O sucessor de Barroso será uma peça determinante para conseguir alguma flexibilidade da Alemanha e alterar o rumo da Europa no campo económico. Na campanha para as eleições europeias, o luxemburguês propôs um plano de investimento público na Europa, como forma de acelerar o crescimento. Mas há sinais contraditórios: o comissário nomeado para supervisionar os orçamentos de cada país da zona euro, o francês Pierre Moscovici, ex-ministro de Hollande, terá de responder ao comissário letão Valdis Dombrovskis, que é considerado um “falcão do défice”. Uma mudança no funcionamento da Comissão que o Financial Times descreve como um sinal de obediência a Berlim.

A pressão sobre a Alemanha deve aumentar já na próxima semana, com a realização da cimeira europeia sobre emprego, em Milão. Apesar de não haver temas financeiros na agenda, é expectável que os chefes de Estado aproveitem para deixar recados à Alemanha, disse ao SOL uma fonte de Bruxelas.

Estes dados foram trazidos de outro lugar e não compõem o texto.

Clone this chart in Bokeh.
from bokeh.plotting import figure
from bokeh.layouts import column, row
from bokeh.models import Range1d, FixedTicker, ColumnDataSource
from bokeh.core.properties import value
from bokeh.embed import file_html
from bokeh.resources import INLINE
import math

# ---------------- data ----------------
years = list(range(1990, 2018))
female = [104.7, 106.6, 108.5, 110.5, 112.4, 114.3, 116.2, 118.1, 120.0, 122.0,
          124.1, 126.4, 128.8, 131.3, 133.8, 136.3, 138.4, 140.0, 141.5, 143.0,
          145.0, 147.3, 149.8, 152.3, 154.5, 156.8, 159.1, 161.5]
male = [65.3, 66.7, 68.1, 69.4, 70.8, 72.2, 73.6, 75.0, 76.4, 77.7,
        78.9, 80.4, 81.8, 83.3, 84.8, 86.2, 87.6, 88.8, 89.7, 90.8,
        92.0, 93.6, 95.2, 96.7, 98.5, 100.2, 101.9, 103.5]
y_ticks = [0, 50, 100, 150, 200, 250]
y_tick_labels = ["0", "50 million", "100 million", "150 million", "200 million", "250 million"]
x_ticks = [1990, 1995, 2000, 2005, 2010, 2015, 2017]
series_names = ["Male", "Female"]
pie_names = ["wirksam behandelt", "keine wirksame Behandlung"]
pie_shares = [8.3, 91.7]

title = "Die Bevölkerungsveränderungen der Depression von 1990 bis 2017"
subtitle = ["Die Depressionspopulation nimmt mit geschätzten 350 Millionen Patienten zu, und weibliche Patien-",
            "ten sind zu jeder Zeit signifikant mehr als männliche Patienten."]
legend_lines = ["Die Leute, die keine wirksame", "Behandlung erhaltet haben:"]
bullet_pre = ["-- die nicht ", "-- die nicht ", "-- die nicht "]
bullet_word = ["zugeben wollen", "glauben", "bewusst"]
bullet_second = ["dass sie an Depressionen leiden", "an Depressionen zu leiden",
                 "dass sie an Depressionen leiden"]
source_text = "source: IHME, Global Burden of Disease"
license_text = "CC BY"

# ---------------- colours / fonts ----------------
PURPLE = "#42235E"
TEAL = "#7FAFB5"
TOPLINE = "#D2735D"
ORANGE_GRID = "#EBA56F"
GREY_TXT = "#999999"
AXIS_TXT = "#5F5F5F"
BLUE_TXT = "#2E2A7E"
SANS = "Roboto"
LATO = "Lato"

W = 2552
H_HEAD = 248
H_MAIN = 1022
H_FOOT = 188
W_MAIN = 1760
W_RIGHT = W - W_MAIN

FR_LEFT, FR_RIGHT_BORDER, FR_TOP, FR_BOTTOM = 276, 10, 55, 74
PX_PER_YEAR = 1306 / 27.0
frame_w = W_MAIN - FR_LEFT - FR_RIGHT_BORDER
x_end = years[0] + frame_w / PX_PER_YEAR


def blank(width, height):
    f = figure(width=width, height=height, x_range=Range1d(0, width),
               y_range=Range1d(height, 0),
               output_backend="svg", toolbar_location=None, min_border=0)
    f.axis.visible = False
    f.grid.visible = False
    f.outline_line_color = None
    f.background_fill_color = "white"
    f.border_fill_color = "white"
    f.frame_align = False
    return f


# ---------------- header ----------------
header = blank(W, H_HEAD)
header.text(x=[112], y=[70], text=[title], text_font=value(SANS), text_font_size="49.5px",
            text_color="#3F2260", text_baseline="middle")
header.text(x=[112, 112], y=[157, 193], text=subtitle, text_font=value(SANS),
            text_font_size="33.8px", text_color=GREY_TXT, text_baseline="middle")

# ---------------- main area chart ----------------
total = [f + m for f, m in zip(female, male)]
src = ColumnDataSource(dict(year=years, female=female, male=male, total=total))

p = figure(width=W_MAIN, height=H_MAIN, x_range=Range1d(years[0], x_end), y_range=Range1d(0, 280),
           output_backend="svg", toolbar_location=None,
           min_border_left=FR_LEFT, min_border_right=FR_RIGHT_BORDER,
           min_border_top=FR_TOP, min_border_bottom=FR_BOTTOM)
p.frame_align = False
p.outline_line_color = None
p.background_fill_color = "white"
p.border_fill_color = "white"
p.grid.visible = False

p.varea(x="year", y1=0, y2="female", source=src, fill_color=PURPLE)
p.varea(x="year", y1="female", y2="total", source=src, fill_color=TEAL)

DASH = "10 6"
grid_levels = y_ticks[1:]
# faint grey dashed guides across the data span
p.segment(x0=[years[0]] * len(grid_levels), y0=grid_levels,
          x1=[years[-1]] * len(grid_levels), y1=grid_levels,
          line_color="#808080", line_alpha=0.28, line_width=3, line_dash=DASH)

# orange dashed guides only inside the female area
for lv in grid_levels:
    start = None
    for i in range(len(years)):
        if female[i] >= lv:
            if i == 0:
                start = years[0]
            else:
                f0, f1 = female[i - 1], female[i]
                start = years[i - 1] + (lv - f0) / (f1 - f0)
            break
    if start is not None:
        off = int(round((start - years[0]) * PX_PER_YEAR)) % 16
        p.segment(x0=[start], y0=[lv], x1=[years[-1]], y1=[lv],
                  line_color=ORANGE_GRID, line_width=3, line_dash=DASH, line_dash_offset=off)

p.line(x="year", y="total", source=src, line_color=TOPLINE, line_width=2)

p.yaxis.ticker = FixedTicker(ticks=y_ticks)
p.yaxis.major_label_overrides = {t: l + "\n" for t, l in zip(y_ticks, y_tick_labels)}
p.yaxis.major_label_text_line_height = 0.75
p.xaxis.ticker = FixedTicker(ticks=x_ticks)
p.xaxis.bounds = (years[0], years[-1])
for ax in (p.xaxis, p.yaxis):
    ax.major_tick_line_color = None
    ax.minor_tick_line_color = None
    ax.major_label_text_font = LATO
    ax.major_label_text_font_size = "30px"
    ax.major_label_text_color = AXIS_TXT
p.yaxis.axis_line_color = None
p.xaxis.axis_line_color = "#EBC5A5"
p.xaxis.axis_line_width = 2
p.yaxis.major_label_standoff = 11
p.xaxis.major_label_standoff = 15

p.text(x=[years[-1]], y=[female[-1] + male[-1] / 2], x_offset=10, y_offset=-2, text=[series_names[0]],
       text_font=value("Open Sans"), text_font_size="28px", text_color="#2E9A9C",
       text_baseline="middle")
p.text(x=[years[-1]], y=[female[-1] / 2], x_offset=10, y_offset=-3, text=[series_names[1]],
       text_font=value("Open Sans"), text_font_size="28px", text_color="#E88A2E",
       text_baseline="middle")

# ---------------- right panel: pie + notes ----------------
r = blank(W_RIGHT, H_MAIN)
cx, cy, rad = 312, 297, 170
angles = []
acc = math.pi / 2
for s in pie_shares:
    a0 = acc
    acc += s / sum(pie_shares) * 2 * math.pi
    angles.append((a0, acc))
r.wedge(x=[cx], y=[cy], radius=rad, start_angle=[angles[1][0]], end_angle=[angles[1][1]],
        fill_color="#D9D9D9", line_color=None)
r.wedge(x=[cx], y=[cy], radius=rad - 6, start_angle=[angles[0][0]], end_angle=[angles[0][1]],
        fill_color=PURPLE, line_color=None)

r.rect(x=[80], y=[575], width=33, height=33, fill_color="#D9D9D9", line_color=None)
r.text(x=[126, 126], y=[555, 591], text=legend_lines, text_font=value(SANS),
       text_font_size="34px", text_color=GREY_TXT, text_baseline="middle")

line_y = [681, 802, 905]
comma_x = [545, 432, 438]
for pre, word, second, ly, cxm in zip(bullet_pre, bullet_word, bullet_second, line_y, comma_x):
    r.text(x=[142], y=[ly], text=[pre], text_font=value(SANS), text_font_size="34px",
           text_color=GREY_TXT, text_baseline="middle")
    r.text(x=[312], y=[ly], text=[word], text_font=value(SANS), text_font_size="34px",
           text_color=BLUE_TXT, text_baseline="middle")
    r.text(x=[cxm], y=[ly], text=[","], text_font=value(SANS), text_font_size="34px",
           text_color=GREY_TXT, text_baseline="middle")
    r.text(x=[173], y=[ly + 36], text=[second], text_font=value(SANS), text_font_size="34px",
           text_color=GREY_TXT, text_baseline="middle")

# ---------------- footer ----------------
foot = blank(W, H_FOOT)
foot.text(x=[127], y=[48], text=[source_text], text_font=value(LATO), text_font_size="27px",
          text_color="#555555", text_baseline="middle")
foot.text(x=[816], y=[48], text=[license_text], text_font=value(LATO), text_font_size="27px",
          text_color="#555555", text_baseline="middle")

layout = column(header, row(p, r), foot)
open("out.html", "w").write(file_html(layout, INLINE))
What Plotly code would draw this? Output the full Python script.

Aparentemente, a Alemanha tem tudo para não ser penalizada com uma flexibilização das metas orçamentais: a economia teve um pequeno tropeção no segundo trimestre (-0,2%), mas o país tem enormes excedentes comerciais, uma taxa de desemprego em mínimos históricos, a dívida controlada e o défice é zero desde 2013. Só falta vontade.